The former business secretary, who has served as deputy leader and acting leader in the past, is throwing his hat into the ring after Tim Farron said he would stand down this summer.
Sir Vince, 74, has been a senior figure in the party for over 20 years and won his Twickenham seat back at the election.
Another ex-minister, Jo Swinson, has become deputy leader.
Ms Swinson, who had been tipped for the top job but ruled herself out last week, was elected unopposed as deputy after the deadline for applications passed at 17:00 BST.
Other possible leadership candidates include ex-ministers Norman Lamb and Sir Ed Davey.
Announcing his candidacy on the Lib Dem Voice website, Sir Vince said the "political winds" were moving in the party's direction and it could become a "credible contender" for power, with the Conservatives "in disarray" and Labour still lacking economic credibility.
"There is a big space in British politics which I am determined that we should occupy," he wrote.
"I am ready to commit my energy, enthusiasm and experience to the task of leading the Liberal Democrats through what will be a period of chronic uncertainty. With the prospect of another election looming large, we must be ready for the fight."
'Up for contest'
The BBC's assistant political editor Norman Smith said Sir Vince, currently the party's economic spokesman, is likely to stress his economic background and his ministerial experience after five years serving in the coalition government.
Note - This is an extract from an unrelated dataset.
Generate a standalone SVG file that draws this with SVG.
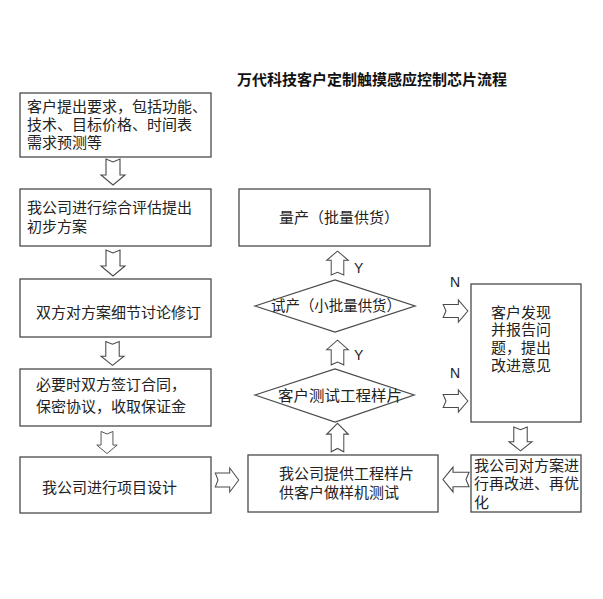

Sir Vince has said he will continue with the Lib Dems' call for a fresh referendum on any Brexit deal.
He told Lib Dem Voice. "We must fight for the British public to have a final say on the government's deal with a chance to stay in the EU if the deal is not good enough. To achieve this, we will need to work with like-minded people in other parties."
Sir Vince started his political career as a Labour councillor in the 1970s before defecting to the SDP and subsequently joining the Lib Dems. He served as deputy leader between 2006 and 2010 and as acting leader for several months after Menzies Campbell's resignation in 2007.
Lord Campbell, who was 66 at the time, cited his age as one of the reasons for standing down. But Sir Vince told BBC Radio 5 Live that experience was a virtue, pointing out that William Gladstone had become prime minister for the last time when he was 82.
"Some of the brightest and most interesting people in British politics recently have been relatively old," he told the Adrian Chiles show. "You remember Bernie Sanders in America as well... I don't feel old, I feel young and energetic and I'm very much up for a contest."
Sir Ed Davey, who also won his seat back after being defeated in 2015, said he would be announcing his intentions later this week. He told the BBC that a "lot of people", including his wife, had been encouraging him to run.
The party is looking for a new leader after Mr Farron said he could no longer reconcile his Christian faith with his responsibilities as leader of a progressive political party. The Lib Dems won 12 seats at the general election, four more than in 2015, but its vote share actually fell to 7.3%.